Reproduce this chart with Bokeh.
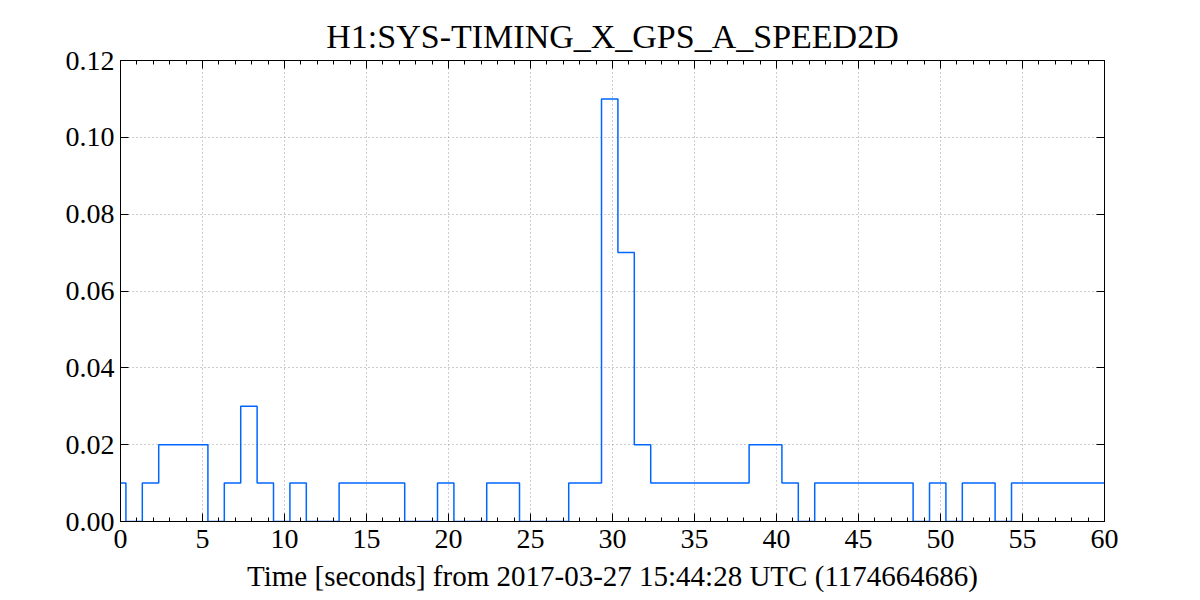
from bokeh.plotting import figure
from bokeh.models import (Range1d, FixedTicker, PrintfTickFormatter, LinearAxis, Title,
                          CustomLabelingPolicy)
from bokeh.embed import file_html
from bokeh.resources import INLINE

# ---- data ----
title_text = "H1:SYS-TIMING_X_GPS_A_SPEED2D"
xlabel_text = "Time [seconds] from 2017-03-27 15:44:28 UTC (1174664686)"
sample_offset = 0.33  # seconds: value changes occur at k + offset
speed = [0.01, 0.00, 0.01, 0.02, 0.02, 0.02, 0.00, 0.01, 0.03, 0.01,
         0.00, 0.01, 0.00, 0.00, 0.01, 0.01, 0.01, 0.01, 0.00, 0.00,
         0.01, 0.00, 0.00, 0.01, 0.01, 0.00, 0.00, 0.00, 0.01, 0.01,
         0.11, 0.07, 0.02, 0.01, 0.01, 0.01, 0.01, 0.01, 0.01, 0.02,
         0.02, 0.01, 0.00, 0.01, 0.01, 0.01, 0.01, 0.01, 0.01, 0.00,
         0.01, 0.00, 0.01, 0.01, 0.00, 0.01, 0.01, 0.01, 0.01, 0.01,
         0.01]
x_ticks = [0, 5, 10, 15, 20, 25, 30, 35, 40, 45, 50, 55, 60]
x_minor = list(range(0, 61))
y_ticks = [0.00, 0.02, 0.04, 0.06, 0.08, 0.10, 0.12]

t_end = 60.0
xs = [0.0] + [k + sample_offset for k in range(len(speed) - 1)] + [t_end]
ys = speed + [speed[-1]]

FONT = "Liberation Serif"

p = figure(width=1200, height=600, frame_width=984, frame_height=461,
           output_backend="svg", toolbar_location=None,
           x_range=Range1d(0, 60), y_range=Range1d(0, 0.12),
           min_border_left=120, min_border_right=96,
           min_border_top=60, min_border_bottom=79)
p.title = None

p.step(xs, ys, mode="after", line_color="#0066ff", line_width=1.5)

p.outline_line_color = "black"
p.outline_line_width = 1
p.background_fill_color = "white"
p.border_fill_color = "white"

for ax in [p.xaxis[0], p.yaxis[0]]:
    ax.major_tick_in = 8
    ax.major_tick_out = 0
    ax.minor_tick_in = 4
    ax.minor_tick_out = 0
    ax.axis_line_color = "black"
    ax.major_tick_line_color = "black"
    ax.minor_tick_line_color = "black"
    ax.major_label_text_font = FONT
    ax.major_label_text_font_size = "28px"
    ax.major_label_text_color = "black"

p.xaxis[0].ticker = FixedTicker(ticks=x_ticks, minor_ticks=x_minor)
p.yaxis[0].ticker = FixedTicker(ticks=y_ticks, minor_ticks=[])
p.yaxis[0].formatter = PrintfTickFormatter(format="%.2f")
p.xaxis[0].major_label_standoff = 8
p.yaxis[0].major_label_standoff = 6
p.yaxis[0].major_label_orientation = "horizontal"

p.xaxis[0].axis_label = xlabel_text
p.xaxis[0].axis_label_text_font = FONT
p.xaxis[0].axis_label_text_font_size = "29px"
p.xaxis[0].axis_label_text_font_style = "normal"
p.xaxis[0].axis_label_text_color = "black"
p.xaxis[0].axis_label_standoff = 9

hide_all = CustomLabelingPolicy(code="""
try {
  const out = indices.clone();
  for (const i of Array.from(indices)) { out.unset(i); }
  return out;
} catch (e) {
  return indices;
}
""")

# mirrored top axis (ticks only, no labels)
top = LinearAxis(ticker=FixedTicker(ticks=x_ticks, minor_ticks=x_minor),
                 major_label_policy=hide_all, major_label_text_font_size="1px",
                 major_tick_in=8, major_tick_out=0,
                 minor_tick_in=4, minor_tick_out=0, major_label_standoff=0,
                 axis_line_color="black")
# mirrored right axis: tick marks drawn as minor ticks so no labels exist
right = LinearAxis(ticker=FixedTicker(ticks=[], minor_ticks=y_ticks),
                   major_tick_in=0, major_tick_out=0,
                   minor_tick_in=8, minor_tick_out=0, major_label_standoff=0,
                   axis_line_color="black")
p.add_layout(top, "above")
p.add_layout(right, "right")
p.add_layout(Title(text=title_text, align="center", text_font=FONT,
                   text_font_size="34px", text_font_style="normal",
                   text_color="black", standoff=4, offset=0), "above")

p.xgrid.ticker = FixedTicker(ticks=x_ticks)
p.ygrid.ticker = FixedTicker(ticks=y_ticks)
for g in [p.xgrid[0], p.ygrid[0]]:
    g.grid_line_color = "#9a9a9a"
    g.grid_line_dash = "1 3"
    g.grid_line_width = 1

open("out.html", "w").write(file_html(p, INLINE))
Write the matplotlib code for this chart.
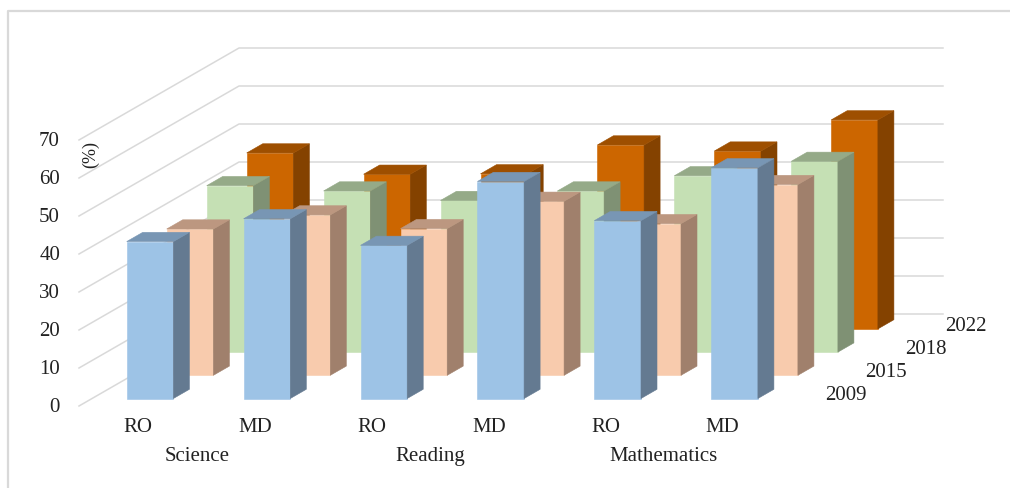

==============================

Problem details —
Skip the pictures. Restate exactly the lines from the start of the entries through the line containing "from bokeh.resources import INLINE", both ends included.

Task solution —
Reproduce this chart with Bokeh.
from bokeh.plotting import figure
from bokeh.models import (Range1d, FixedTicker, PrintfTickFormatter, LinearAxis, Title,
                          CustomLabelingPolicy)
from bokeh.embed import file_html
from bokeh.resources import INLINE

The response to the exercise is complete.